The reality is that you could actually work hard at something for years if not decades before it turns into a passive income. For example, one of my main passive income sources is music royalties. And although I now get paid reoccurring royalties from songs I wrote years ago, I initially started writing music when I was in my teens, but wasn’t offered publishing deals until I was in my late 30’s. Not to say that this is everyone’s experience or that I couldn’t have achieved this sooner had I known then what I know now. But my point is that passive income does not routinely derive from easy work. Nor is it necessary to seek easy jobs to have passive income.
Passive income at its core is about automation and being able to do something once that continues to pay you long after the work is done. So in that regard, most any job that can be automated can be converted into a passive income source. When thinking about ways to generate passive income, there are a few things you need to consider.
- What skill sets or products do you possess or can acquire that if marketed would generate additional revenue? Ideally you want these skills and or products to require as little overhead as possible to bring to market.
- What is the time and effort commitment needed to bring the above mentioned skills and or products to market, and generate revenue? To answer this question you need to have thorough knowledge about how money is generated through the skills and or products you are marketing.
- How do you automate the process so that minimal to no further effort is required on your part to generate continued reoccurring revenue?

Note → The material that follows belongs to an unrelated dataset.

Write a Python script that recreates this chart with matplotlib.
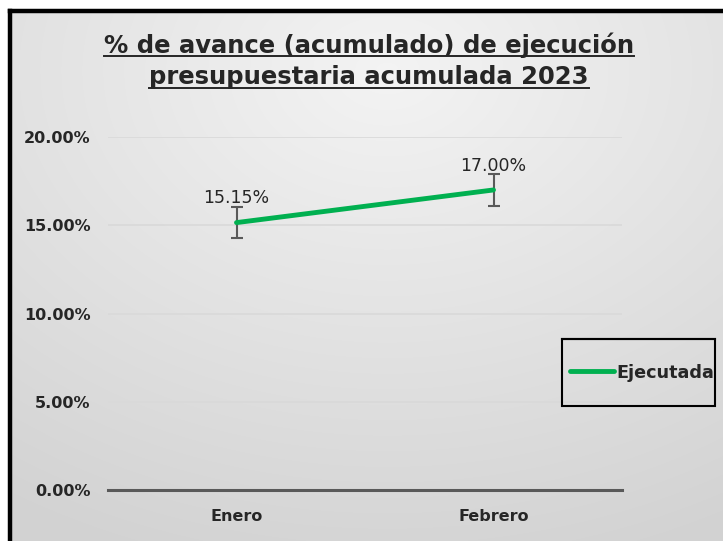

A common mistake people make when building passive income and business in general is quitting their regular steady income source too soon. A general rule of thumb is to allow your passive income revenue to ellipse your regular income by 3 times the amount for a solid year before considering quitting your regular income if at all possible. This ideally gives you an opportunity to evaluate the consistency and future revenue generating potential of your passive income.
In the past passive income opportunities where relegating to industries that required a more substantial up-front financial obligation such as real estate, stock investing, and the like.
With the ever expanding possibilities of the internet, new and exciting passive income opportunities are constantly emerging. And there is no better time than the present to engage and master these opportunities. As most have come to realize, a key factor in success with emerging technologies is being an early adopter. If I could advise anyone seeking to master passive income in today’s climate I would say this. Try everything, try it early, and try it often.